Yes, the late '80s. How about 1988? The Mets spanked the Dodgers 10 times in 11 games, cruising into the NLCS for the regular-season redux. But they ran into The Terminator. The meek indeed inherited the Earth. It was the flamethrower in the accountant's frame, the pitching behemoth built like the postman. Orel Hershiser literally, singularly beat the colossal Mets, and then did the same to the Oakland A's in the World Series. Even after Kirk Gibson's Roy Hobbs moment in Game 1, there was still a series to be won, and no one meant more to one team than Hershiser meant to the Dodgers in 1988.

Ask WFAN host Joe Benigno about 1988. He still wears the scars and sees stars over the most agonizing moment in Mets history.

It's NYC vs LA -- the Yankees vs.

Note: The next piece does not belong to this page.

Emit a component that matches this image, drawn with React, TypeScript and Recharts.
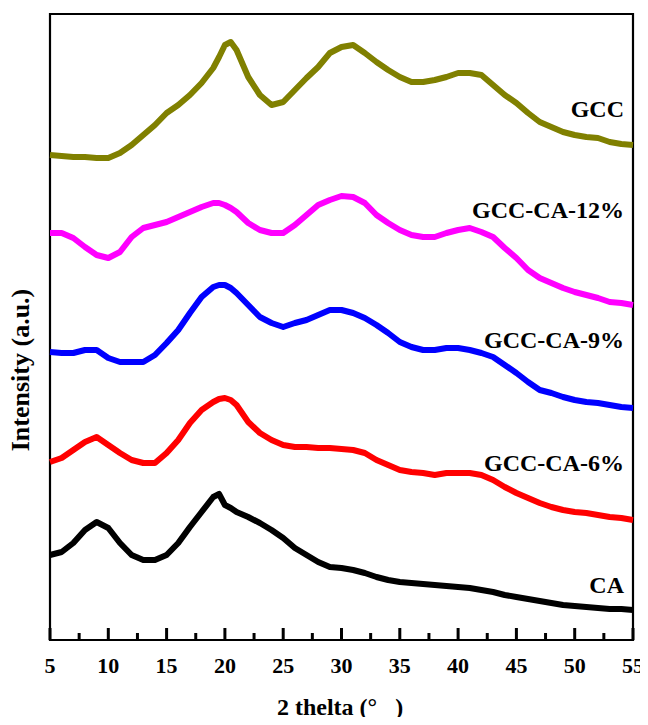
import { LineChart, Line, XAxis, YAxis, ReferenceArea, ReferenceLine } from "recharts";

// 2θ positions (degrees)
const theta = [
  5, 6, 7, 8, 9, 10, 11, 12, 13, 14, 15, 16, 17, 18, 19, 19.5, 20, 20.5,
  21, 22, 23, 24, 25, 26, 27, 28, 29, 30, 31, 32, 33, 34, 35, 36, 37, 38, 39, 40,
  41, 42, 43, 44, 45, 46, 47, 48, 49, 50, 51, 52, 53, 54, 55,
];

// intensities (a.u., already stacked with offsets as in the figure)
const gcc = [
  489, 488, 487, 487, 486, 486, 491, 499, 509, 519, 531, 539, 549, 561, 576, 587, 599, 602,
  594, 567, 549, 539, 542, 554, 566, 577, 591, 597, 599, 591, 582, 574, 567, 562, 562, 564, 567, 571,
  571, 569, 559, 549, 541, 531, 522, 517, 512, 509, 507, 506, 502, 500, 499,
];
const gccCa12 = [
  411, 411, 406, 397, 389, 386, 392, 407, 416, 419, 422, 427, 432, 437, 441, 441, 439, 436,
  432, 421, 414, 411, 411, 419, 429, 439, 444, 448, 447, 441, 429, 421, 414, 409, 407, 407, 411, 414,
  416, 412, 407, 396, 386, 374, 366, 361, 356, 352, 349, 346, 342, 341, 339,
];
const gccCa9 = [
  292, 291, 291, 294, 294, 286, 282, 282, 282, 289, 301, 314, 331, 347, 357, 359, 359, 356,
  351, 339, 327, 321, 317, 321, 324, 329, 334, 334, 331, 326, 319, 311, 302, 297, 294, 294, 296, 296,
  294, 291, 287, 279, 271, 262, 254, 251, 247, 244, 242, 241, 239, 237, 236,
];
const gccCa6 = [
  182, 186, 194, 202, 207, 199, 191, 184, 181, 181, 191, 204, 221, 234, 242, 245, 246, 244,
  239, 222, 211, 204, 199, 197, 197, 196, 196, 195, 194, 191, 184, 179, 174, 172, 171, 169, 171, 171,
  171, 169, 164, 157, 151, 146, 141, 137, 134, 132, 131, 129, 127, 126, 124,
];
const ca = [
  89, 92, 101, 114, 122, 116, 101, 89, 84, 84, 89, 101, 117, 132, 147, 150, 139, 136,
  132, 127, 121, 114, 106, 96, 89, 82, 77, 76, 74, 71, 67, 64, 62, 61, 60, 59, 58, 57,
  56, 54, 52, 49, 47, 45, 43, 41, 39, 38, 37, 36, 35, 35, 34,
];

const majorTicks = [5, 10, 15, 20, 25, 30, 35, 40, 45, 50, 55];
const minorTicks = [7.5, 12.5, 17.5, 22.5, 27.5, 32.5, 37.5, 42.5, 47.5, 52.5];
const X_MIN = 5;
const X_MAX = 55;
const Y_MIN = 4;
const Y_MAX = 630;

// frame sits a little inside the plotting area
const FRAME_GAP = 6;

const series = [
  { key: "GCC", values: gcc, color: "#808000", top: 89 },
  { key: "GCC-CA-12%", values: gccCa12, color: "#ff00ff", top: 190 },
  { key: "GCC-CA-9%", values: gccCa9, color: "#0000ff", top: 320 },
  { key: "GCC-CA-6%", values: gccCa6, color: "#ff0000", top: 443 },
  { key: "CA", values: ca, color: "#000000", top: 565 },
];

const data = theta.map((t, i) => {
  const row: { [k: string]: number } = { theta: t };
  series.forEach((s) => {
    row[s.key] = s.values[i];
  });
  return row;
});

const FONT = '"Liberation Serif", "Times New Roman", serif';

// bold labels under the frame
function XTick(props: any) {
  const { x, y, payload } = props;
  return (
    <text x={x} y={y - FRAME_GAP + 33} textAnchor="middle" fontFamily={FONT} fontWeight="bold" fontSize={22} fill="#000">
      {payload.value}
    </text>
  );
}

export default function App() {
  return (
    <div style={{ position: "relative", width: 640, height: 709, fontFamily: FONT }}>
      <LineChart width={640} height={709} data={data} margin={{ top: 0, right: 3.34, bottom: 70, left: 29.34 }}>
        <XAxis
          dataKey="theta"
          type="number"
          domain={[X_MIN - 1, X_MAX + 1]}
          allowDataOverflow
          ticks={majorTicks}
          interval={0}
          height={1}
          tickSize={0}
          tickMargin={0}
          tickLine={false}
          tick={<XTick />}
          axisLine={false}
        />
        <YAxis
          type="number"
          domain={[Y_MIN - FRAME_GAP, Y_MAX + FRAME_GAP]}
          allowDataOverflow
          width={1}
          tick={false}
          tickLine={false}
          axisLine={false}
        />

        {/* plot frame */}
        <ReferenceArea
          x1={X_MIN}
          x2={X_MAX}
          y1={Y_MIN}
          y2={Y_MAX}
          fill="none"
          fillOpacity={0}
          stroke="#000"
          strokeWidth={2.2}
          strokeOpacity={1}
          ifOverflow="visible"
        />

        {/* inward ticks on the bottom edge */}
        {majorTicks.map((t) => (
          <ReferenceLine
            key={`M${t}`}
            segment={[
              { x: t, y: Y_MIN },
              { x: t, y: Y_MIN + 12 },
            ]}
            stroke="#000"
            strokeWidth={3}
            ifOverflow="visible"
          />
        ))}
        {minorTicks.map((t) => (
          <ReferenceLine
            key={`m${t}`}
            segment={[
              { x: t, y: Y_MIN },
              { x: t, y: Y_MIN + 7 },
            ]}
            stroke="#000"
            strokeWidth={3}
            ifOverflow="visible"
          />
        ))}

        {series.map((s) => (
          <Line
            key={s.key}
            type="linear"
            dataKey={s.key}
            stroke={s.color}
            strokeWidth={6}
            strokeLinejoin="round"
            dot={false}
            isAnimationActive={false}
          />
        ))}
      </LineChart>

      {series.map((s) => (
        <div
          key={s.key}
          style={{
            position: "absolute",
            right: 24,
            top: s.top,
            fontSize: 24,
            lineHeight: 1,
            fontWeight: "bold",
            whiteSpace: "nowrap",
          }}
        >
          {s.key}
        </div>
      ))}

      <div
        style={{
          position: "absolute",
          left: 332,
          top: 687,
          transform: "translateX(-50%)",
          fontSize: 24,
          lineHeight: 1,
          fontWeight: "bold",
          whiteSpace: "pre",
        }}
      >
        {"2 thelta (°   )"}
      </div>

      <div
        style={{
          position: "absolute",
          left: 13,
          top: 362,
          transform: "translate(-50%, -50%) rotate(-90deg)",
          fontSize: 26,
          lineHeight: 1,
          fontWeight: "bold",
          whiteSpace: "nowrap",
        }}
      >
        Intensity (a.u.)
      </div>
    </div>
  );
}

Dodgers, by proxy. The Bombers twice pounded the Dodgers -- in 1977 and 1978 -- extending the endless string of NY dominance over the Dodgers. And then came 1981. After Graig Nettles put on a personal highlight reel in the first two games, the Dodgers sprinted by us in four games.

The Dodgers are now the Evil Empire. They have the biblical cable deal and the $300 million payroll. They swim in pools of cash, but have yet to build the cachet.

And if that weren't enough of a bloody backdrop, we have the manager, Mr. Mattingly. Long before he bled Dodger Blue, he was a Yankee -- the Yankee. The Hitman. Donnie Baseball. In high school, I bought that 1985 poster of Mattingly swathed in a pinstriped zoot suit, wielding his bat like a tommy gun.

Now he's a traitor, the treasonous manager of the one team we can't forgive or forget. If he just worked for any other team, we could forgive his transgressions.

Not that the Mets care about all that. They have enough history with the Dodgers to carry them for years.

And for all the glittering praise of the Dodgers' pitchers, the Mets have some poisonous pitching of their own. If you had to have one young man take the bump tonight, it would not be Noah Syndergaard. And it surely would not be the burgeoning diva, the Dark Knight, who seems exponentially more worried about his next contract than his next start. Matt Harvey is fretting over his legacy long before he even has one. Gifted? No doubt. Headache? Epic.

But Jacob deGrom, who hypnotized the Dodgers in his first playoff start -- he recorded 13 strikeouts in just seven innings -- doesn't have the baggage, the ego or the entourage. He's just a young, blessed longhair who pitches with the confidence and dominance of a man 10 years his elder. Find another kid with his equanimity or his arsenal. DeGrom doesn't worry about the moment while he short-circuits the radar gun. He just is what he is -- effortless and egoless, the Tao of Jacob, who has his mail forwarded to 100 mph. If his fastball were a Ferrari, he'd have been pulled over after one pitch.

DeGrom needs to be deGreat to beat his counterpart. While Clayton Kershaw gets all the pub and the quid and the hardware, and makes the ladies shriek with adoration, Zack Greinke has been his equal -- if not his superior -- this season. He surrendered two solo homers in Game 2, a blip from an otherwise flatlined Mets lineup.

This game, this night, hangs on two pitchers who can hang just one pitch and lose this series. Maybe the nod goes to Greinke -- who has the more robust bio and plays for the more glamorous team -- pitching through the seductive shadows of dusk. But the world will hear about deGrom after Thursday night.

Meet the Mets. Greet the great deGrom.